Daher werden wir seitens der Volkspartei natürlich dieser Novelle, diesem Gesetz zustimmen, eben gerade im Interesse des Kindeswohls in den sensiblen Fällen einer Kindesentführung im familiären Bereich. – Danke schön. (Beifall bei der ÖVP und bei Bundesräten der SPÖ.)

18.27


Präsident Edgar Mayer: Als Nächster zu Wort gelangt Herr Bundesrat Weber. – Bitte, Herr Kollege.

 


18.27.52

Bundesrat Martin Weber (SPÖ, Steiermark): Herr Präsident! Frau Staatssekretärin! Herr Bundesminister! Liebe Kolleginnen und Kollegen! Wenn ein Kind entführt wird, ist das für die Eltern und für das Kind immer ein ganz dramatisches und tragisches Ereignis. Ich glaube, so ein Fall gehört wohl zu den schlimmsten Ereignissen, die einer Familie überhaupt passieren können. Auch der Öffentlichkeit geht so ein Ereignis emotional immer sehr nahe und verursacht immer sehr viel seelischen Schmerz.
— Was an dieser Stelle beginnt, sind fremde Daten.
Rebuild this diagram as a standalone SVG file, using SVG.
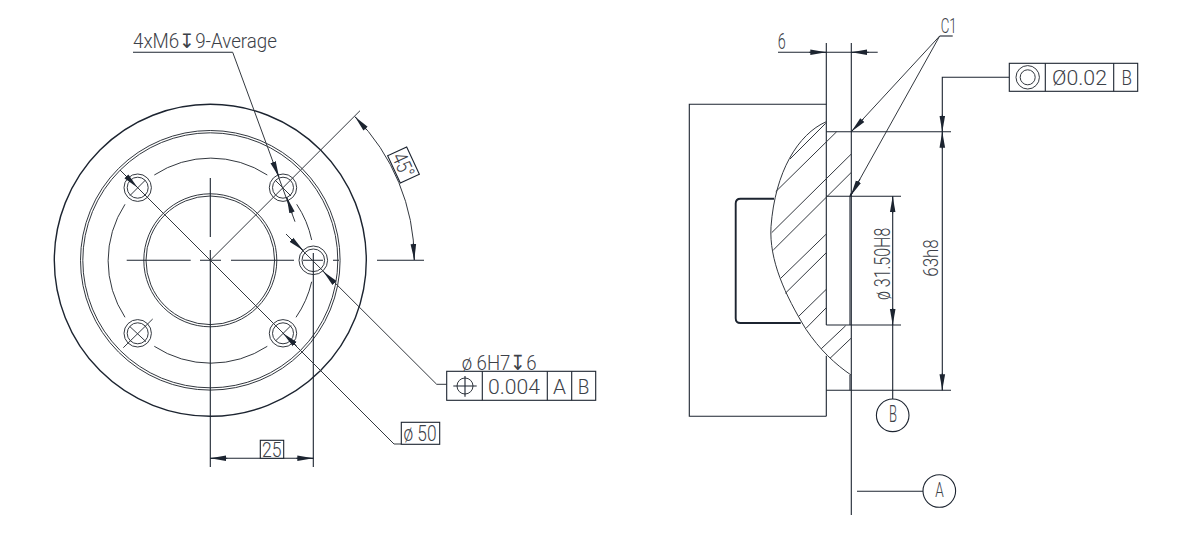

Entführungen durch Fremde sind eher eine Seltenheit, aber Entführungen im Familien­kreis sind gar nicht so selten. Ich war eigentlich, muss ich sagen, schon erschüttert, als ich am Dienstag im Ausschuss nach der Zahl von Entführungen gefragt habe: Rund 30 Kindesentführungen aus und nochmals rund 30 Kindesentführungen nach Österreich gibt es Jahr für Jahr, die Tendenz ist leicht steigend.

Von diesen rund 60 Fällen können – und das ist auch gut so – circa 50 Fälle innerhalb von zwölf Monaten einvernehmlich gelöst werden. Der sogenannte Fall Oliver ist eher die negative Extremausnahme. Es ist ein unbeschreibliches Martyrium, das Marion Olivia Weilharter, die Mutter von Oliver, durchleben musste. Die Steirerin hatte nicht nur einen Kampf um ihr Kind zu führen, seit ihr Ex-Mann den Kleinen gegen ihren Willen nach Dänemark brachte, sondern auch einen Kampf gegen die Mühlen und Windmühlen der unterschiedlichen Rechtsprechungen zweier Länder. Oft konnten keine Erhebungen oder Fahndungen in Österreich durchgeführt werden, wenn beide Elternteile mit der Obsorge betraut waren, wenn die Rechtslage im jeweiligen Her­kunfts­land ebenso gestaltet war. Das soll sich nun schrittweise ändern, wenn eine Entführungssituation vorliegt.